§ **Exercise objective**
Quote the listing below in its entirety, omitting every image.

§ **Information provided**
--- BEGIN ---
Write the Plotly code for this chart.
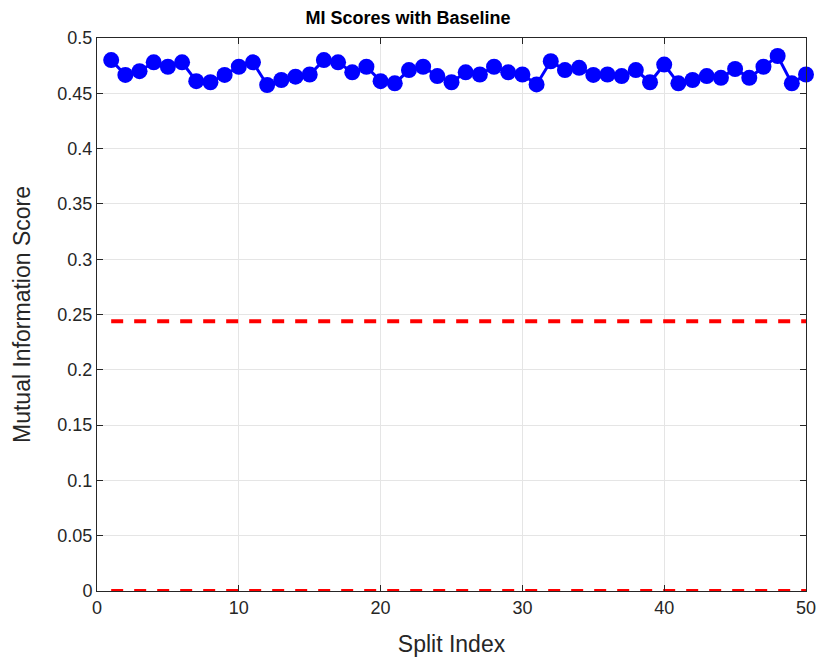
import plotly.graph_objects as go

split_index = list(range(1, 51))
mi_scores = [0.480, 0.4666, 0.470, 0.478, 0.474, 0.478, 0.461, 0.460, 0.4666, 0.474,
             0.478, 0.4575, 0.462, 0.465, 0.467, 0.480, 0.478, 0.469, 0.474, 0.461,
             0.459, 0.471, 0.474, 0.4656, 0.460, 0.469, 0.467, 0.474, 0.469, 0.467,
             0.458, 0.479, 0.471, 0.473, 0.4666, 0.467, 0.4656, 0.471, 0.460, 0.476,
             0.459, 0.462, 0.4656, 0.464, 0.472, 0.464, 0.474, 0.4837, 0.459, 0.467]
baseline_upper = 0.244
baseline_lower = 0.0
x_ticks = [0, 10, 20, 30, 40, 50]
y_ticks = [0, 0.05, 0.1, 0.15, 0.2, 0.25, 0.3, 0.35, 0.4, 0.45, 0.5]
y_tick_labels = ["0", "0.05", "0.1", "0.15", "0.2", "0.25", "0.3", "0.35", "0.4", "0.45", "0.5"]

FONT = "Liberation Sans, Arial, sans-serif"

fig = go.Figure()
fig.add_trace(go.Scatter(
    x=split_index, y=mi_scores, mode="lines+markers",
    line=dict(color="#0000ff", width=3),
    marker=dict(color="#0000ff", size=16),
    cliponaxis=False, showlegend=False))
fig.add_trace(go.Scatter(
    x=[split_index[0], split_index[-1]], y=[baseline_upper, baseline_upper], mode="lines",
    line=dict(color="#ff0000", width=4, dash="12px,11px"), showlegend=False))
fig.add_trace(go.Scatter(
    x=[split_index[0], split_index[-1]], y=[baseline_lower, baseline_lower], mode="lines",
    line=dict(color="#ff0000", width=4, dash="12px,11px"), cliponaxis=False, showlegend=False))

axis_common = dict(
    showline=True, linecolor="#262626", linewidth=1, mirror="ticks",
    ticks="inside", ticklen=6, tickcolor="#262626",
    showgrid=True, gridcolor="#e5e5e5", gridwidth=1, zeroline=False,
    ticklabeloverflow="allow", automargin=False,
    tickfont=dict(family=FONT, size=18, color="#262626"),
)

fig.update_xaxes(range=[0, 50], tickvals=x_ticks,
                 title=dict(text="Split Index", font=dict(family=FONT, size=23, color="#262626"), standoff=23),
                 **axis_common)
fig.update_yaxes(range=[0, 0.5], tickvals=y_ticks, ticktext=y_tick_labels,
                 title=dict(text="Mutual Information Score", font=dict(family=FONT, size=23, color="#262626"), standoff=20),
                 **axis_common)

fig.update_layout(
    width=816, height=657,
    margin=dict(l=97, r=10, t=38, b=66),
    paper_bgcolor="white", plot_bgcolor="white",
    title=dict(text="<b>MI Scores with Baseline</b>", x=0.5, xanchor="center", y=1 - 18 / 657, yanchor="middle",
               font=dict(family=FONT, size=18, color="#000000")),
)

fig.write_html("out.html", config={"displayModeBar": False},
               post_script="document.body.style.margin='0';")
--- END ---
§ **Result of the task**
Write the Plotly code for this chart.
import plotly.graph_objects as go

split_index = list(range(1, 51))
mi_scores = [0.480, 0.4666, 0.470, 0.478, 0.474, 0.478, 0.461, 0.460, 0.4666, 0.474,
             0.478, 0.4575, 0.462, 0.465, 0.467, 0.480, 0.478, 0.469, 0.474, 0.461,
             0.459, 0.471, 0.474, 0.4656, 0.460, 0.469, 0.467, 0.474, 0.469, 0.467,
             0.458, 0.479, 0.471, 0.473, 0.4666, 0.467, 0.4656, 0.471, 0.460, 0.476,
             0.459, 0.462, 0.4656, 0.464, 0.472, 0.464, 0.474, 0.4837, 0.459, 0.467]
baseline_upper = 0.244
baseline_lower = 0.0
x_ticks = [0, 10, 20, 30, 40, 50]
y_ticks = [0, 0.05, 0.1, 0.15, 0.2, 0.25, 0.3, 0.35, 0.4, 0.45, 0.5]
y_tick_labels = ["0", "0.05", "0.1", "0.15", "0.2", "0.25", "0.3", "0.35", "0.4", "0.45", "0.5"]

FONT = "Liberation Sans, Arial, sans-serif"

fig = go.Figure()
fig.add_trace(go.Scatter(
    x=split_index, y=mi_scores, mode="lines+markers",
    line=dict(color="#0000ff", width=3),
    marker=dict(color="#0000ff", size=16),
    cliponaxis=False, showlegend=False))
fig.add_trace(go.Scatter(
    x=[split_index[0], split_index[-1]], y=[baseline_upper, baseline_upper], mode="lines",
    line=dict(color="#ff0000", width=4, dash="12px,11px"), showlegend=False))
fig.add_trace(go.Scatter(
    x=[split_index[0], split_index[-1]], y=[baseline_lower, baseline_lower], mode="lines",
    line=dict(color="#ff0000", width=4, dash="12px,11px"), cliponaxis=False, showlegend=False))

axis_common = dict(
    showline=True, linecolor="#262626", linewidth=1, mirror="ticks",
    ticks="inside", ticklen=6, tickcolor="#262626",
    showgrid=True, gridcolor="#e5e5e5", gridwidth=1, zeroline=False,
    ticklabeloverflow="allow", automargin=False,
    tickfont=dict(family=FONT, size=18, color="#262626"),
)

fig.update_xaxes(range=[0, 50], tickvals=x_ticks,
                 title=dict(text="Split Index", font=dict(family=FONT, size=23, color="#262626"), standoff=23),
                 **axis_common)
fig.update_yaxes(range=[0, 0.5], tickvals=y_ticks, ticktext=y_tick_labels,
                 title=dict(text="Mutual Information Score", font=dict(family=FONT, size=23, color="#262626"), standoff=20),
                 **axis_common)

fig.update_layout(
    width=816, height=657,
    margin=dict(l=97, r=10, t=38, b=66),
    paper_bgcolor="white", plot_bgcolor="white",
    title=dict(text="<b>MI Scores with Baseline</b>", x=0.5, xanchor="center", y=1 - 18 / 657, yanchor="middle",
               font=dict(family=FONT, size=18, color="#000000")),
)

fig.write_html("out.html", config={"displayModeBar": False},
               post_script="document.body.style.margin='0';")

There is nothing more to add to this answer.